Tout The Efficiency Gains Of Bar Codes
A VAR installs a $25,000 bar code printing solution for a manufacturer’s seven production facilities.
Business Solutions, August 2009
TPI’s customer manufactures paper shopping bags for retailers and fast-food chains. The VAR did previous work for the manufacturer in the form of a site survey, wireless network install, and selling some wireless handheld computers. Within the past couple years, the manufacturer purchased another company and inherited six additional plants. All seven plants were using a combination of paper and Excel spreadsheets to track production.
Recently, the manufacturer was approached by a couple of its customers and told it would have to begin complying with new labeling mandates. Specifically, the two companies require pallet-level bar code labels for their orders. According to Mark Stone, Cincinnati sales manager of TPI, up to that point, there was nothing but human readable text on the pallets.
Use Bar Code Solutions To Meet Vendor Mandates
In addition to compliance requirements, the customer was facing internal problems that a bar-coding application could solve. Specifically, the manufacturer was mis-shipping and misplacing orders often. “At the plants, there are large rolls of paper of various sizes and types and pallets of shrink-wrapped products,” says Stone. “Everything looks the same. With seven plants, it became obvious quickly that they needed to make sure they were correctly shipping products.” Mis-shipped products were increasing their number of quality complaints, resulting in returned or replaced product and additional transportation costs.
To solve its problem, the manufacturer reached out to TPI for a new bar coding solution to be installed at each plant. “We sat down with the customer to determine what the requirements were and what kind of integration was needed,” says Stone. The resulting solution is relatively simple. Under the new process, bar codes are produced and placed on cases of goods for internal usage. As the cases are palletized and sent out the door for delivery, the bar code on the cases is scanned and a printer then produces a label for the entire pallet. There is no data entry required by the end user. The labels include a production date, purchase order, lot number, and number of cases per pallet.
At each of the seven locations, TPI used Printronix SL4M bar code printers, Seagull Scientific BarTender labeling software, and Motorola LS 3478 handheld bar code scanners. At the time of install, the customer had no enterprise resource planning (ERP) system with which to integrate the bar coding solution. Therefore, TPI installed the Pro version of the BarTender software which can interface with the Excel spreadsheets the manufacturer used. Stone says in the future, the customer plans on upgrading to an ERP system which will require an upgrade to the Enterprise version of BarTender. The total cost of the initial implementation was about $25,000.
According to Stone, the initial programming, testing, and training took approximately 40 hours. Training took place at the local plant for half a day, and the remote locations were trained over the Internet. Stone says one of the reasons TPI uses BarTender is the software’s ability to let customers create their own labels. “Oftentimes when we work with an IT department, we create the first label for them and BarTender is simple enough for them to create additional labels,” he says. Additionally, Stone says BarTender can work with a variety of printers. “There are printer drivers for all the most common printers,” says Stone. “That’s convenient if multiple locations for a customer use different printers.”
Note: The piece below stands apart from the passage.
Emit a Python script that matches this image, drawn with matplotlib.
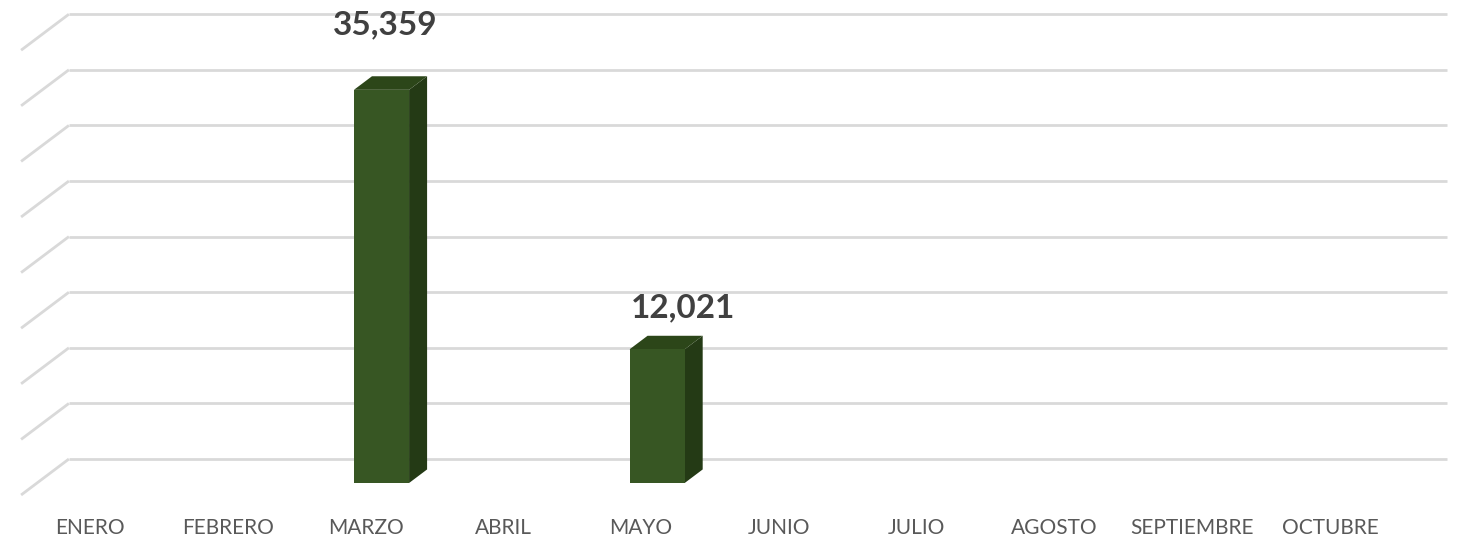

As a result of the bar-coding installation, the manufacturer has nearly eliminated the mis-shipment of products. Additionally, the manufacturer now is avoiding costly quality complaints from its customers. Stone foresees each plant having multiple printer stations to tag incoming paper rolls and track their location within the plant. With ERP integration, the manufacturer will be able to track specific jobs throughout the entire production process. Doing so will provide new levels of visibility, knowing how long a job takes, how much it costs them, where it is in the process, and where the finished product is stored. Also in the future, Stone expects the customer to have to cope with RFID (radio frequency identification) mandates from another customer. Fortunately, the Printronix printers already installed allow for field-installable RFID upgrades.